嗣劉左尹乃依約於同日下午2時30分許,至臺中市○○區○○○○路000號前,與喬裝購毒者之員警見面,雙方見面後,喬裝購毒者之員警即先將購毒價金1萬8,000元當場交予劉左尹後,劉左尹即將喬裝購毒者之員警引領至便利商店門口角落無監視器攝錄之位置,再將大麻販賣並交付予喬裝購毒者之員警,員警旋即當場表明身分,並將劉左尹逮捕,而販賣毒品未遂。
警方除扣得大麻1包(含包裝袋1只,淨重9.8847公克,驗餘淨重9.7977公克),並當場對劉左尹執行附帶搜索,扣得現金1萬8,000元(已發還予員警)及劉左尹聯繫交易毒品所用之蘋果廠牌手機1支。
二、案經臺中市政府警察局太平分局報請臺灣臺中地方檢察署檢察官偵查起訴。
理 由
壹、關於證據能力部分:
一、被告之自白,非出於強暴、脅迫、利誘、詐欺、疲勞訊問、違法羈押或其他不當方法,且與事實相符者,得為證據,刑事訴訟法第156條第1項定有明文。
亦即被告之自白係出於自由意思,且與事實相符者,即有證據能力,反之,若係非法取供者,因其陳述非出於任意性,其所為之陳述即無證據能力。
本案上訴人即被告劉左尹(下稱被告)於警詢、偵訊、原審及本院準備程序與審理時確有於各次訊問時,依法告知被告權利後,再就犯罪事實逐一訊問被告,並予其充分之機會說明與解釋,且亦查無其有遭受強暴、脅迫、利誘、詐欺、疲勞訊問、違法羈押或其他不當方法之狀態下而為自白之情事,或有何外部因素足資影響被告陳述之意思自由,是以被告於警詢、偵訊、原審及本院就關於販賣第二級毒品未遂所為之自白,均堪認係出於自由意志,且與下述證據相符,足認被告該自白核與事實相符,依法自得作為證據。

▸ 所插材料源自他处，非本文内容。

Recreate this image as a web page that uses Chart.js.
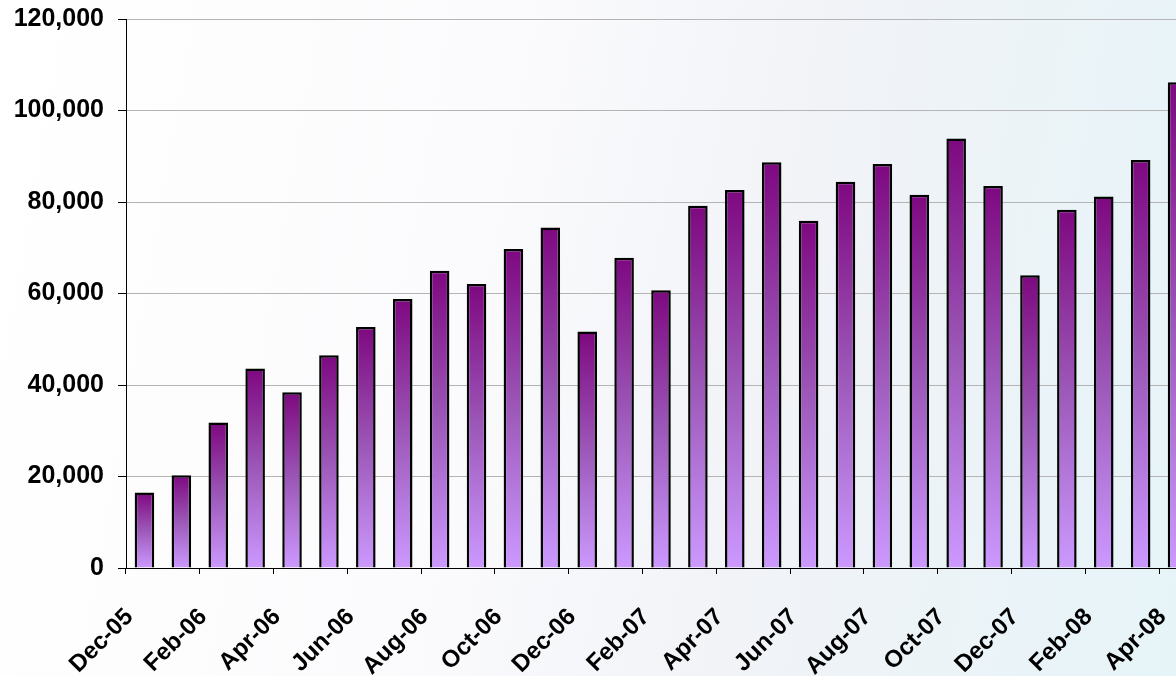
<!DOCTYPE html>
<html>
<head>
<meta charset="utf-8">
<title>Monthly volume</title>
<script src="https://cdn.jsdelivr.net/npm/chart.js@4.4.1/dist/chart.umd.min.js"></script>
<style>
  html, body {
    margin: 0;
    padding: 0;
    overflow: hidden;
    width: 1176px;
    height: 676px;
    background: linear-gradient(100deg, #ffffff 0%, #fbfbfd 40%, #f1f3f7 65%, #e6f4f8 100%);
  }
  canvas { display: block; }
</style>
</head>
<body>
<canvas id="chart" width="1200" height="676"></canvas>
<script>
const months = [
  'Dec-05', 'Jan-06', 'Feb-06', 'Mar-06', 'Apr-06', 'May-06', 'Jun-06', 'Jul-06',
  'Aug-06', 'Sep-06', 'Oct-06', 'Nov-06', 'Dec-06', 'Jan-07', 'Feb-07', 'Mar-07',
  'Apr-07', 'May-07', 'Jun-07', 'Jul-07', 'Aug-07', 'Sep-07', 'Oct-07', 'Nov-07',
  'Dec-07', 'Jan-08', 'Feb-08', 'Mar-08', 'Apr-08'
];
const volumes = [
  16500, 20300, 31800, 43600, 38400, 46500, 52700, 58800,
  65000, 62100, 69700, 74400, 51700, 67800, 60700, 79200,
  82600, 88700, 75900, 84400, 88300, 81600, 93900, 83500,
  64000, 78300, 81200, 89200, 106200
];
const yTicks = [0, 20000, 40000, 60000, 80000, 100000, 120000];

// each bar gets its own dark-to-light gradient, like the Excel fill
function barFill(ctx) {
  const chart = ctx.chart;
  if (!chart.chartArea || ctx.parsed === undefined) return '#a060c0';
  const y = chart.scales.y;
  const top = y.getPixelForValue(ctx.parsed.y);
  const bottom = y.getPixelForValue(0);
  const g = chart.ctx.createLinearGradient(0, top, 0, bottom);
  g.addColorStop(0, '#7e0880');
  g.addColorStop(0.5, '#9c58b8');
  g.addColorStop(1, '#cc99ff');
  return g;
}

const family = '"Liberation Sans", Arial, sans-serif';

new Chart(document.getElementById('chart').getContext('2d'), {
  type: 'bar',
  data: {
    labels: months,
    datasets: [{
      data: volumes,
      backgroundColor: barFill,
      borderColor: '#000000',
      borderWidth: 2.5,
      borderSkipped: 'bottom',
      categoryPercentage: 1,
      barPercentage: 0.53
    }]
  },
  options: {
    responsive: false,
    devicePixelRatio: 1,
    animation: false,
    layout: { padding: { left: 0, right: 4, top: 19, bottom: 0 } },
    plugins: {
      legend: { display: false },
      tooltip: { enabled: false }
    },
    scales: {
      x: {
        offset: true,
        afterFit: (scale) => {
          scale.height = 108;
          scale.paddingLeft = 0;
          scale.paddingRight = 0;
        },
        grid: {
          offset: true,
          drawOnChartArea: false,
          tickLength: 6,
          color: (c) => c.index % 2 === 0 ? '#000000' : 'rgba(0,0,0,0)',
          tickColor: (c) => c.index % 2 === 0 ? '#000000' : 'rgba(0,0,0,0)'
        },
        border: { color: '#000000', width: 1 },
        ticks: {
          autoSkip: false,
          maxRotation: 45,
          minRotation: 45,
          padding: 29,
          labelOffset: -15,
          color: '#000000',
          font: { family: family, size: 24, weight: 'bold' },
          callback: (v, i) => i % 2 === 0 ? months[i] : ''
        }
      },
      y: {
        min: 0,
        max: 120000,
        afterFit: (scale) => {
          scale.width = 126;
          scale.paddingTop = 0;
          scale.paddingBottom = 0;
        },
        afterBuildTicks: (scale) => { scale.ticks = yTicks.map(v => ({ value: v })); },
        grid: {
          color: '#b4b4b4',
          lineWidth: 1,
          tickLength: 8,
          tickColor: '#000000'
        },
        border: { color: '#000000', width: 1 },
        ticks: {
          padding: 14,
          color: '#000000',
          font: { family: family, size: 25, weight: 'bold' },
          callback: (v) => v.toLocaleString('en-US')
        }
      }
    }
  }
});
</script>
</body>
</html>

二、司法警察機關調查中之案件,為因應實務上或因量大、或有急迫之現實需求,併例行性當然有鑑定之必要者,例如毒品之種類與成分、尿液之毒品反應,或者槍彈有無殺傷力等鑑定,基於檢察一體原則,得由該管檢察長對於轄區內之案件,以事前概括選任鑑定人或囑託鑑定機關、團體之方式,俾便轄區內之司法警察官、司法警察對於調查中之此類案件,得即時送請先前已選任之鑑定人或囑託之鑑定機關、團體實施鑑定,以求時效(法務部92年9 月1 日法檢字第0920035083號函參照,刊載於法務部公報第312 期)。
此種由檢察機關概括選任鑑定人或概括囑託鑑定機關、團體,再轉知司法警察官、司法警察於調查犯罪時參考辦理之作為,法無明文禁止,係為因應現行刑事訴訟法增訂傳聞法則及其例外規定之實務運作而為。
此種由司法警察官、司法警察依檢察官所概括選任之鑑定人或囑託鑑定機關、團體所為之鑑定結果,與檢察官選任或囑託為鑑定者,性質上並無差異,同具有證據能力(最高法院98年度台上字第6122號判決意旨參照)。
而衛生福利部草屯療養院係經檢察機關概括選任為毒品、尿液檢驗之鑑定機關之一,為本院審判實務所知悉,故本案由臺中市政府警察局太平分局將扣案之煙草送請臺灣臺中地方檢察署檢察長事前概括選任囑託鑑定機關衛生福利部草屯療養院所為之鑑驗報告,即具有證據能力。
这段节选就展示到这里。